George Kuchar is unrestrained and unapologetic. His films teem with camp and melodrama. They are outrageous. They are loud. They are crudely stylized. They have inspired the likes of David Lynch and John Waters. Kuchar, a legend in the underground film movement, has made a name for himself by crafting these lurid, experimental films for nearly five decades now.
Kuchar began making films with his twin brother Mike in the fifties, when the two were mere teenagers. Growing up in New York City, they shot 8mm films that were quirky and idiosyncratic, eventually joining Andy Warhol, Ken Jacobs, Jonas Mekas, and Jack Smith in the city’s underground film scene. Though the brothers would split apart by the mid-70s, their artistic visions diverging rapidly, they produced about fifteen films together.

These works, like many of the underground movement, exploit low-budget effects and untrained actors. Anita Needs Me (1963), for example, is the Kuchars’ video diary response to the popularity of the French New Wave, mixing faux-poetic voiceover narration with synthetic pop sounds. Kuchar’s most seminal work, Hold Me While I’m Naked (1966), named by Village Voice as one of the greatest films of the 20th century, opens with a dazzle of bright lights followed by the image of a young, nervous actress gyrating against the cityscape. Sins of the Fleshapoids (1965) is a science-fiction farce that falls somewhere between parody and horror.
Kuchar would come into his own by the seventies, inspired by the comic book stylings of such friends as Art Spiegelman. After being laid off from a commercial art job in New York City, Kuchar landed a teaching position at the San Francisco Art Institute’s film department. He has kept this post since 1971, and Kuchar has often collaborated with his own students in his work.

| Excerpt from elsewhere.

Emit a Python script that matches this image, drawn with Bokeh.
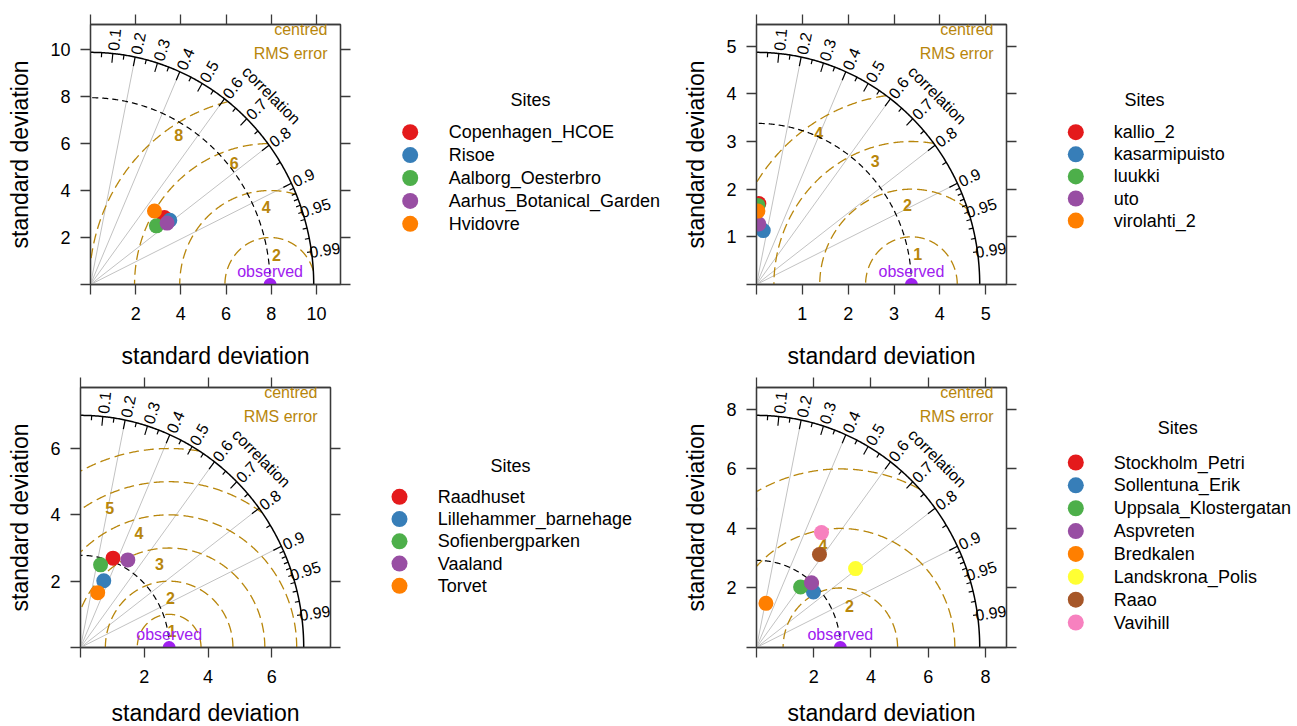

His individual output in the seventies ranged, on a stylistic level, from the grotesque to the absurd. His saturated color palettes and kitsch taste buds, two defining characteristics, take center stage. I, An Actress (1977) was originally meant to be a screen test for one of Kuchar’s students at the Art Institute. The improvisatory film is bathed in an ominous, unwelcoming green haze; his subjects shout with crude, distinctive voices, but the work is also funny and touching in places we wouldn’t expect.
For some, the type of filmmaking Kuchar typifies might seem overwhelming, even off-putting. His works are so far removed from mainstream conventions of New Hollywood that they can be called shock art. It’s true, of course, that Kuchar’s films are at least partly built upon a sensationalistic impulse. The worlds Kuchar creates are actively perverse.

In one film, for example, fat, elderly men decorate themselves in lipstick and smoke cigarettes. These are the kinds of images that are meant to surprise us and move us. They define camp, of course, but they go a step further than this mere shock level. In the eighties, Kuchar moved toward recording video diaries of himself. These video diaries hearken back to cinéma vérité yet play upon Kuchar’s highly theatrical, performative persona. This mix between truth and farce is essentially what Kuchar’s work is all about.
Considering that his contemporaries were such widely-celebrated names as Warhol and Brakhage, perhaps it’s strange that George Kuchar is not as well known as these artists have become. His work plays with our own cultural pastiches in a way that some may deem in bad taste, but there is an unexpected poignancy hidden behind the chaotic energy of his work.
A small exhibition of photographs, stills, and drawings by George Kuchar is open through September 4 at Mulherin Pollard Projects in New York.